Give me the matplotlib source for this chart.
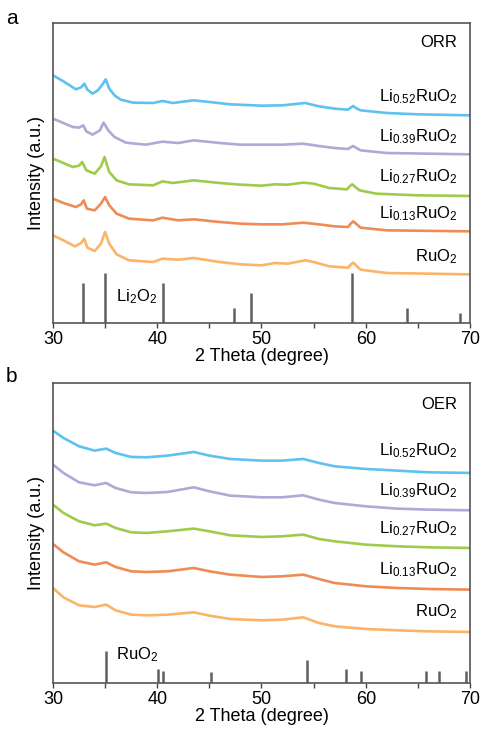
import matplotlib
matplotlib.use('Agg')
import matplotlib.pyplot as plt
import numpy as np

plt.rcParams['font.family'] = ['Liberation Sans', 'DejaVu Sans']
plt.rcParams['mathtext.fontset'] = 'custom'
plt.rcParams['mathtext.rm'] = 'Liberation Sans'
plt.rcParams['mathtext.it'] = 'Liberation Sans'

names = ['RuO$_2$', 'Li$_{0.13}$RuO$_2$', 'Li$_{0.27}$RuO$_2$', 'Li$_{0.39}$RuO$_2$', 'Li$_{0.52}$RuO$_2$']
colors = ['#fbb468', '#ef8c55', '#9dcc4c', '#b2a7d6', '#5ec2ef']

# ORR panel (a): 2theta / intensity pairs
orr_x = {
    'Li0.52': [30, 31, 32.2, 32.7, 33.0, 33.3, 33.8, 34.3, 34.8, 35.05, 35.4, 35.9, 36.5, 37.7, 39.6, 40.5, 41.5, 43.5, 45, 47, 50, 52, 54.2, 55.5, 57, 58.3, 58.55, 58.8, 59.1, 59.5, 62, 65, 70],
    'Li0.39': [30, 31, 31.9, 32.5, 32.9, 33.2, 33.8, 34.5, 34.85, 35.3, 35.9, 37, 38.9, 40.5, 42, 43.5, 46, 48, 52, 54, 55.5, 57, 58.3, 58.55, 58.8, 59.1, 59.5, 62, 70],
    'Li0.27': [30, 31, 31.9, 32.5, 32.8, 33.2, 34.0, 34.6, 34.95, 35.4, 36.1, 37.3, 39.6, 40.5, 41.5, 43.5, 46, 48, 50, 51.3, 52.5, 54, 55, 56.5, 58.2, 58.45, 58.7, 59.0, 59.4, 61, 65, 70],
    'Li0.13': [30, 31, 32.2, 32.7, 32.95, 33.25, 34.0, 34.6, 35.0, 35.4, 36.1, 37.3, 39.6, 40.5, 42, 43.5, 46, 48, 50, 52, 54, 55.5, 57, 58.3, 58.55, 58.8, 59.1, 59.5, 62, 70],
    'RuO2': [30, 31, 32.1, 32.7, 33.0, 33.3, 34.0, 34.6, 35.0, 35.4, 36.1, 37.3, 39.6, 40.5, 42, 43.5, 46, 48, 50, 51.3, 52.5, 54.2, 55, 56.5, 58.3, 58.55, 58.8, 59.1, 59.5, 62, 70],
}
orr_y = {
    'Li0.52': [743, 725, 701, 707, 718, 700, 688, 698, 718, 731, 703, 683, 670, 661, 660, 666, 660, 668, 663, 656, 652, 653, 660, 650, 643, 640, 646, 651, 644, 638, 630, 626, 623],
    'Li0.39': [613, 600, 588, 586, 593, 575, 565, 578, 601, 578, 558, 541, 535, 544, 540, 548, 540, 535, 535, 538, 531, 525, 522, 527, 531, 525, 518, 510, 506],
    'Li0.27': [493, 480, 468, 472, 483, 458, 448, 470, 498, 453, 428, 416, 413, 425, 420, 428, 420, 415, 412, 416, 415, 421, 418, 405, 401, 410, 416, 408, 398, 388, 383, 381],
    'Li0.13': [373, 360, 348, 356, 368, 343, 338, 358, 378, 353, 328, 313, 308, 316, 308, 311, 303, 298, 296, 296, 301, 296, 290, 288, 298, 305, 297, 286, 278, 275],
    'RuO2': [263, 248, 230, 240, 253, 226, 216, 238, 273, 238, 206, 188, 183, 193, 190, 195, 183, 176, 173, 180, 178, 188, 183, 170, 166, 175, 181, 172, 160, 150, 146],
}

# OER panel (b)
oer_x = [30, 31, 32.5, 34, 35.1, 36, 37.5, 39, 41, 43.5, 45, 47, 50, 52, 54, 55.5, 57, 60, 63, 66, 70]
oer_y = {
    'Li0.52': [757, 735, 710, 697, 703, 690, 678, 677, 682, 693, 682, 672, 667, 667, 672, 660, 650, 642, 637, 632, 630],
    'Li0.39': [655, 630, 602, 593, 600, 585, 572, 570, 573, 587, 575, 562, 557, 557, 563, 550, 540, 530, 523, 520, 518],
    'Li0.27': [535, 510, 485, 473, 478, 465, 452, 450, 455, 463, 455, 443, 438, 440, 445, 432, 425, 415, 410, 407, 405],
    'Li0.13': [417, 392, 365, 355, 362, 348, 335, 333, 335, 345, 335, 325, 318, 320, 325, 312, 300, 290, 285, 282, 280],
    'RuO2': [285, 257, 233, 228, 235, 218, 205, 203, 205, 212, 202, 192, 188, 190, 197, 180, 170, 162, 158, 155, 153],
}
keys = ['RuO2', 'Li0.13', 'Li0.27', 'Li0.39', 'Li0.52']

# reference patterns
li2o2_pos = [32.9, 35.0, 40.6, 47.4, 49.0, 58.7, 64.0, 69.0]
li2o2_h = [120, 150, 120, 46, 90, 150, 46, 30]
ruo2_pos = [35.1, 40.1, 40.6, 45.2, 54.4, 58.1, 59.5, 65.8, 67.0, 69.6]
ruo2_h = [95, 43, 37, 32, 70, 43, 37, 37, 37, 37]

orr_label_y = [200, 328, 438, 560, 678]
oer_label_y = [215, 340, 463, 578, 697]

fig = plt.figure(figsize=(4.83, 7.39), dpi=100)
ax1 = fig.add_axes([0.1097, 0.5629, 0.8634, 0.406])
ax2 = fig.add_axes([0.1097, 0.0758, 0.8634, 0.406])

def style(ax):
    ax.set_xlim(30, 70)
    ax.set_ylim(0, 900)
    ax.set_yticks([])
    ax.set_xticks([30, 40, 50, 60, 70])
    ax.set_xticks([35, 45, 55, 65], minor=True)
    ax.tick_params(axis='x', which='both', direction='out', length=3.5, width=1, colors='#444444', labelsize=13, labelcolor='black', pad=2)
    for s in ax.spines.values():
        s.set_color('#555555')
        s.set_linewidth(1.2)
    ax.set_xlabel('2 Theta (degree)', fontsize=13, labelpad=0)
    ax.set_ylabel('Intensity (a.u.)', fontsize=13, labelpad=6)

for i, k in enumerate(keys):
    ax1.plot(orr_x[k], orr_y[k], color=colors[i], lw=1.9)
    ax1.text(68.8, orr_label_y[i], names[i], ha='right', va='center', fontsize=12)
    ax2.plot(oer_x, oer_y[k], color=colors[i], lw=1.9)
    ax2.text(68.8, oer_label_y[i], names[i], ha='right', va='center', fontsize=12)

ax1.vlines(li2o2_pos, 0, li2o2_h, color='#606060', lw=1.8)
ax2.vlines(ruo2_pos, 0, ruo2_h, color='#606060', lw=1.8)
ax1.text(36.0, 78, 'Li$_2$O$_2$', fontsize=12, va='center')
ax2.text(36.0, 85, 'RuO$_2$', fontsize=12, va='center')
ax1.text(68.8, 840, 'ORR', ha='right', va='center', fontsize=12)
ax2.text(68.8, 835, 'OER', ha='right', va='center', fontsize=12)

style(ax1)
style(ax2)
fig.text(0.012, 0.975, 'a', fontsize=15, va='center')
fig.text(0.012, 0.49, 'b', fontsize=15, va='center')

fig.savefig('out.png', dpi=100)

## AIM
Return each line of the data, keeping its wording exact and omitting pictures.

## OUTPUT BELOW
Give me the matplotlib source for this chart.
import matplotlib
matplotlib.use('Agg')
import matplotlib.pyplot as plt
import numpy as np

plt.rcParams['font.family'] = ['Liberation Sans', 'DejaVu Sans']
plt.rcParams['mathtext.fontset'] = 'custom'
plt.rcParams['mathtext.rm'] = 'Liberation Sans'
plt.rcParams['mathtext.it'] = 'Liberation Sans'

names = ['RuO$_2$', 'Li$_{0.13}$RuO$_2$', 'Li$_{0.27}$RuO$_2$', 'Li$_{0.39}$RuO$_2$', 'Li$_{0.52}$RuO$_2$']
colors = ['#fbb468', '#ef8c55', '#9dcc4c', '#b2a7d6', '#5ec2ef']

# ORR panel (a): 2theta / intensity pairs
orr_x = {
    'Li0.52': [30, 31, 32.2, 32.7, 33.0, 33.3, 33.8, 34.3, 34.8, 35.05, 35.4, 35.9, 36.5, 37.7, 39.6, 40.5, 41.5, 43.5, 45, 47, 50, 52, 54.2, 55.5, 57, 58.3, 58.55, 58.8, 59.1, 59.5, 62, 65, 70],
    'Li0.39': [30, 31, 31.9, 32.5, 32.9, 33.2, 33.8, 34.5, 34.85, 35.3, 35.9, 37, 38.9, 40.5, 42, 43.5, 46, 48, 52, 54, 55.5, 57, 58.3, 58.55, 58.8, 59.1, 59.5, 62, 70],
    'Li0.27': [30, 31, 31.9, 32.5, 32.8, 33.2, 34.0, 34.6, 34.95, 35.4, 36.1, 37.3, 39.6, 40.5, 41.5, 43.5, 46, 48, 50, 51.3, 52.5, 54, 55, 56.5, 58.2, 58.45, 58.7, 59.0, 59.4, 61, 65, 70],
    'Li0.13': [30, 31, 32.2, 32.7, 32.95, 33.25, 34.0, 34.6, 35.0, 35.4, 36.1, 37.3, 39.6, 40.5, 42, 43.5, 46, 48, 50, 52, 54, 55.5, 57, 58.3, 58.55, 58.8, 59.1, 59.5, 62, 70],
    'RuO2': [30, 31, 32.1, 32.7, 33.0, 33.3, 34.0, 34.6, 35.0, 35.4, 36.1, 37.3, 39.6, 40.5, 42, 43.5, 46, 48, 50, 51.3, 52.5, 54.2, 55, 56.5, 58.3, 58.55, 58.8, 59.1, 59.5, 62, 70],
}
orr_y = {
    'Li0.52': [743, 725, 701, 707, 718, 700, 688, 698, 718, 731, 703, 683, 670, 661, 660, 666, 660, 668, 663, 656, 652, 653, 660, 650, 643, 640, 646, 651, 644, 638, 630, 626, 623],
    'Li0.39': [613, 600, 588, 586, 593, 575, 565, 578, 601, 578, 558, 541, 535, 544, 540, 548, 540, 535, 535, 538, 531, 525, 522, 527, 531, 525, 518, 510, 506],
    'Li0.27': [493, 480, 468, 472, 483, 458, 448, 470, 498, 453, 428, 416, 413, 425, 420, 428, 420, 415, 412, 416, 415, 421, 418, 405, 401, 410, 416, 408, 398, 388, 383, 381],
    'Li0.13': [373, 360, 348, 356, 368, 343, 338, 358, 378, 353, 328, 313, 308, 316, 308, 311, 303, 298, 296, 296, 301, 296, 290, 288, 298, 305, 297, 286, 278, 275],
    'RuO2': [263, 248, 230, 240, 253, 226, 216, 238, 273, 238, 206, 188, 183, 193, 190, 195, 183, 176, 173, 180, 178, 188, 183, 170, 166, 175, 181, 172, 160, 150, 146],
}

# OER panel (b)
oer_x = [30, 31, 32.5, 34, 35.1, 36, 37.5, 39, 41, 43.5, 45, 47, 50, 52, 54, 55.5, 57, 60, 63, 66, 70]
oer_y = {
    'Li0.52': [757, 735, 710, 697, 703, 690, 678, 677, 682, 693, 682, 672, 667, 667, 672, 660, 650, 642, 637, 632, 630],
    'Li0.39': [655, 630, 602, 593, 600, 585, 572, 570, 573, 587, 575, 562, 557, 557, 563, 550, 540, 530, 523, 520, 518],
    'Li0.27': [535, 510, 485, 473, 478, 465, 452, 450, 455, 463, 455, 443, 438, 440, 445, 432, 425, 415, 410, 407, 405],
    'Li0.13': [417, 392, 365, 355, 362, 348, 335, 333, 335, 345, 335, 325, 318, 320, 325, 312, 300, 290, 285, 282, 280],
    'RuO2': [285, 257, 233, 228, 235, 218, 205, 203, 205, 212, 202, 192, 188, 190, 197, 180, 170, 162, 158, 155, 153],
}
keys = ['RuO2', 'Li0.13', 'Li0.27', 'Li0.39', 'Li0.52']

# reference patterns
li2o2_pos = [32.9, 35.0, 40.6, 47.4, 49.0, 58.7, 64.0, 69.0]
li2o2_h = [120, 150, 120, 46, 90, 150, 46, 30]
ruo2_pos = [35.1, 40.1, 40.6, 45.2, 54.4, 58.1, 59.5, 65.8, 67.0, 69.6]
ruo2_h = [95, 43, 37, 32, 70, 43, 37, 37, 37, 37]

orr_label_y = [200, 328, 438, 560, 678]
oer_label_y = [215, 340, 463, 578, 697]

fig = plt.figure(figsize=(4.83, 7.39), dpi=100)
ax1 = fig.add_axes([0.1097, 0.5629, 0.8634, 0.406])
ax2 = fig.add_axes([0.1097, 0.0758, 0.8634, 0.406])

def style(ax):
    ax.set_xlim(30, 70)
    ax.set_ylim(0, 900)
    ax.set_yticks([])
    ax.set_xticks([30, 40, 50, 60, 70])
    ax.set_xticks([35, 45, 55, 65], minor=True)
    ax.tick_params(axis='x', which='both', direction='out', length=3.5, width=1, colors='#444444', labelsize=13, labelcolor='black', pad=2)
    for s in ax.spines.values():
        s.set_color('#555555')
        s.set_linewidth(1.2)
    ax.set_xlabel('2 Theta (degree)', fontsize=13, labelpad=0)
    ax.set_ylabel('Intensity (a.u.)', fontsize=13, labelpad=6)

for i, k in enumerate(keys):
    ax1.plot(orr_x[k], orr_y[k], color=colors[i], lw=1.9)
    ax1.text(68.8, orr_label_y[i], names[i], ha='right', va='center', fontsize=12)
    ax2.plot(oer_x, oer_y[k], color=colors[i], lw=1.9)
    ax2.text(68.8, oer_label_y[i], names[i], ha='right', va='center', fontsize=12)

ax1.vlines(li2o2_pos, 0, li2o2_h, color='#606060', lw=1.8)
ax2.vlines(ruo2_pos, 0, ruo2_h, color='#606060', lw=1.8)
ax1.text(36.0, 78, 'Li$_2$O$_2$', fontsize=12, va='center')
ax2.text(36.0, 85, 'RuO$_2$', fontsize=12, va='center')
ax1.text(68.8, 840, 'ORR', ha='right', va='center', fontsize=12)
ax2.text(68.8, 835, 'OER', ha='right', va='center', fontsize=12)

style(ax1)
style(ax2)
fig.text(0.012, 0.975, 'a', fontsize=15, va='center')
fig.text(0.012, 0.49, 'b', fontsize=15, va='center')

fig.savefig('out.png', dpi=100)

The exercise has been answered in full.